(WHAT YOU HAVE TO DO)
In the lines below, output everything from the first line through the line containing "from bokeh.resources import INLINE" exactly as it is. Pictures are not part of the output.

(SOURCE EXCERPT)
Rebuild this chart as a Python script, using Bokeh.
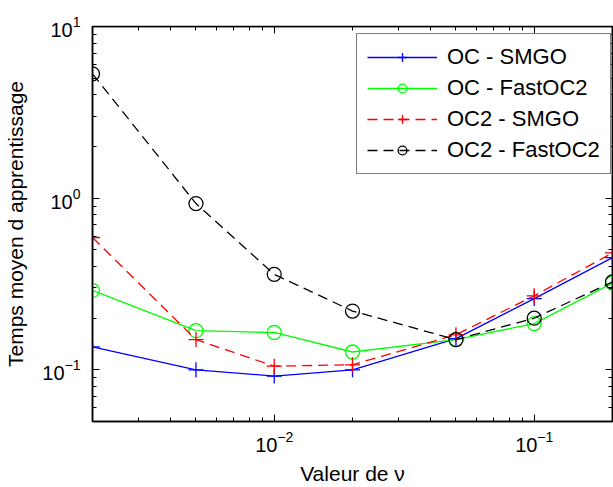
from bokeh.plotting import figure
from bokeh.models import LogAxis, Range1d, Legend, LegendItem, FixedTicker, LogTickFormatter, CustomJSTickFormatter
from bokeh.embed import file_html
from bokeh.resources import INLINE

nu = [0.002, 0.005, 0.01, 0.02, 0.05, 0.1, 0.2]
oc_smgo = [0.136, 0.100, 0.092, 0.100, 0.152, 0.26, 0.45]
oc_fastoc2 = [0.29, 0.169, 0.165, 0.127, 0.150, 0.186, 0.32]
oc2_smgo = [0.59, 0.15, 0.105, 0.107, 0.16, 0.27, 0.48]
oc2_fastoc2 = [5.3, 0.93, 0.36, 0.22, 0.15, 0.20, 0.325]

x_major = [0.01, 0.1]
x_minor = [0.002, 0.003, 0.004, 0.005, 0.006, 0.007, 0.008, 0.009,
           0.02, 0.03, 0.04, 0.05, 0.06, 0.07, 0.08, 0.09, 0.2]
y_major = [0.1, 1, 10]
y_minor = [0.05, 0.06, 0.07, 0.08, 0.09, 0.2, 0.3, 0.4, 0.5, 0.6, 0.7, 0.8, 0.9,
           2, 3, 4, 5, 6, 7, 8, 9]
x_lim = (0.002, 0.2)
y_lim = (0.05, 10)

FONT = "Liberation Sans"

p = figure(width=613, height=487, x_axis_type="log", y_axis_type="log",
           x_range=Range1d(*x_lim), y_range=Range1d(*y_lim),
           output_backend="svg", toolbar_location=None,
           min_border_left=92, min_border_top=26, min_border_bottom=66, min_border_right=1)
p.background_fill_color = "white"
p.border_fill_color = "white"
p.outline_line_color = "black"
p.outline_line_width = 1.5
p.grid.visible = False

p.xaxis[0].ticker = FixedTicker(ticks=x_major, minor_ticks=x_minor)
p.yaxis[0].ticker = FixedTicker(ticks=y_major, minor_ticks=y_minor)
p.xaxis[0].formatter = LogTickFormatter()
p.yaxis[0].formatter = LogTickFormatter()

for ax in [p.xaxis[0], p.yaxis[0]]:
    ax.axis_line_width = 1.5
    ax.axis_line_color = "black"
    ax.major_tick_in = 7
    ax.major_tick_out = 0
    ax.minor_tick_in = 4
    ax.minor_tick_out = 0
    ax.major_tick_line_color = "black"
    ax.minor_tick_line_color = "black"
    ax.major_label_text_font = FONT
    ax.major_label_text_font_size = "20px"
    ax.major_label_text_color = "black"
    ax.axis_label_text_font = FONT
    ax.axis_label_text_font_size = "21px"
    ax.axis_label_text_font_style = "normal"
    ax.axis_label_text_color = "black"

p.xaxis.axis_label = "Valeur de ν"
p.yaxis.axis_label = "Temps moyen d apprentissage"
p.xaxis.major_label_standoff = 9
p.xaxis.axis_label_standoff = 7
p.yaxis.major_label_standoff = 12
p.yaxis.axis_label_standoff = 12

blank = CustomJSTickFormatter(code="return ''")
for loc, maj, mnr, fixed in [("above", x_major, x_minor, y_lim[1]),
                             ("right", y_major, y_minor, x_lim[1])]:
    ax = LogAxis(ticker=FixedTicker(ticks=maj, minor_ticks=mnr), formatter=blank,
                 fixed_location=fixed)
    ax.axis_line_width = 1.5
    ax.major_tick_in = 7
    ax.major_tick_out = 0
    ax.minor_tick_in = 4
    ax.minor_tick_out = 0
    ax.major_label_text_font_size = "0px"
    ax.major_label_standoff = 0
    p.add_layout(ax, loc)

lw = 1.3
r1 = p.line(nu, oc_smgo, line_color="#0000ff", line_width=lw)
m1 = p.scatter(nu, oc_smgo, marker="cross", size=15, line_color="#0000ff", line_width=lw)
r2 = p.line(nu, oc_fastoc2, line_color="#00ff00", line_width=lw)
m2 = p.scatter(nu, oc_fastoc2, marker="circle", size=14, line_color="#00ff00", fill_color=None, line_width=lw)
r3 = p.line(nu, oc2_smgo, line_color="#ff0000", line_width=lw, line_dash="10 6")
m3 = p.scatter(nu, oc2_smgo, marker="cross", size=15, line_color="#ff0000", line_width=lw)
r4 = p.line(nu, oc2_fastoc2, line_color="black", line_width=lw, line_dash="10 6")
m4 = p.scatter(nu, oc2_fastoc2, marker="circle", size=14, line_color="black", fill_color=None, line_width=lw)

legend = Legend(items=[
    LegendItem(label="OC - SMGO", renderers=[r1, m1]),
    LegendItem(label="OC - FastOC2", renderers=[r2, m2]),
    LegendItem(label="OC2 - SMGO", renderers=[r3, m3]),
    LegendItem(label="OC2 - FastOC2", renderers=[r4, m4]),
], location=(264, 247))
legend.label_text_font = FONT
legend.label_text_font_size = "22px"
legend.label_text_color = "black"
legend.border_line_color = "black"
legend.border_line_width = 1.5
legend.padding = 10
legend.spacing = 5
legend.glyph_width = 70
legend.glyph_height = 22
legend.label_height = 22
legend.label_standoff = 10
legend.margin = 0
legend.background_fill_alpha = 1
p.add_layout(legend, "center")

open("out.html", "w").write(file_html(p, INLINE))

(ANSWER TO THE PROBLEM)
Rebuild this chart as a Python script, using Bokeh.
from bokeh.plotting import figure
from bokeh.models import LogAxis, Range1d, Legend, LegendItem, FixedTicker, LogTickFormatter, CustomJSTickFormatter
from bokeh.embed import file_html
from bokeh.resources import INLINE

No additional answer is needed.